8. The controller of claim 6, wherein the processor tags all the
sectors under a source virtual disk high water mark as copied in a
resynchronization bitmap.
9. The controller of claim 7, wherein the resynchronization bitmap
is stored in the memory.
10. The controller of claim 7, wherein the processor validates the
high water mark.
11. The controller of claim 9, wherein the processor carries the
validation of the high water mark over reboots.
12. A program storage device, comprising: program instructions
executable by a processing device to perform operations for
providing intelligent copying for faster virtual disk mirroring,
the operations comprising: creating a first virtual disk; creating
a second virtual disk for mirroring the first virtual disk;
tracking sectors that have been written to; and copying data on the
first virtual disk to the second virtual disk without copying
uninitialized regions of the first virtual disk.

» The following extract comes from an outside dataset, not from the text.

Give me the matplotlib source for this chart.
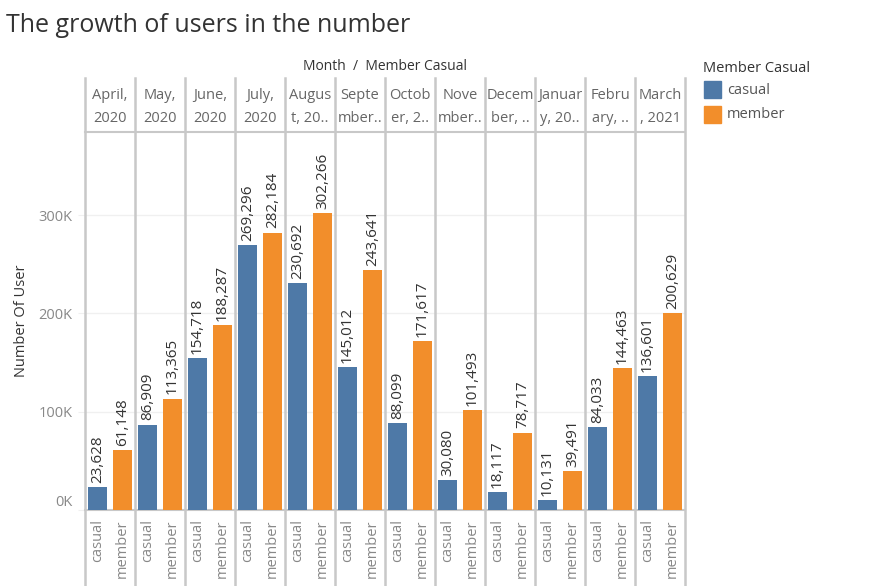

13. The program storage device of claim 11 further comprising
tagging all sectors under a source virtual disk high water mark as
copied in a resynchronization bitmap.
14. The program storage device of claim 12 further comprising
validating the high water mark.
15. The program storage device of claim 13, wherein the validating
the high water mark comprising validating the high water mark via a
write access.
16. The program storage device of claim 13 further comprising
carrying the validation of the high water mark over reboots of a
system.
17. A disk controller, comprising: means for storing data; and
means, coupled to the means for storing data, for controlling
access and configuration of data in a storage array, the means for
controlling being configured to create a first virtual disk, create
a second virtual disk for mirroring the first virtual disk, track
sectors that have been written to and copy data on the first
virtual disk to the second virtual disk without copying
uninitialized regions of the first virtual disk.
Description
BACKGROUND OF THE INVENTION
[0001] 1. Field of the Invention
[0002] This invention relates in general to virtual disk mirroring,
and more particularly to a method, apparatus and program storage
device for providing intelligent copying for faster and even
instant virtual disk mirroring.
[0003] 2. Description of Related Art
[0004] With the ever increasing amount of data being processed by
today's computer systems, it is often desirable to have a mass
storage subsystem to transfer large amounts of data to and from the
computer system. Such a mass storage subsystem is commonly found in
a local area network (LAN), wherein information and files stored on
one computer, called a server, are distributed to local work
stations having limited or no mass storage capabilities. Both its
storage capacity and data transfer rate measure the mass storage
subsystem's ability to meet the demands of the LAN. The need for
very high data transfer rates can be readily appreciated given the
high performance requirements of video graphic work stations used
in computer aided design, animation work, and the ever increasing
database sizes as the amount of data stored by companies doubles
and sometimes even quadruples every year.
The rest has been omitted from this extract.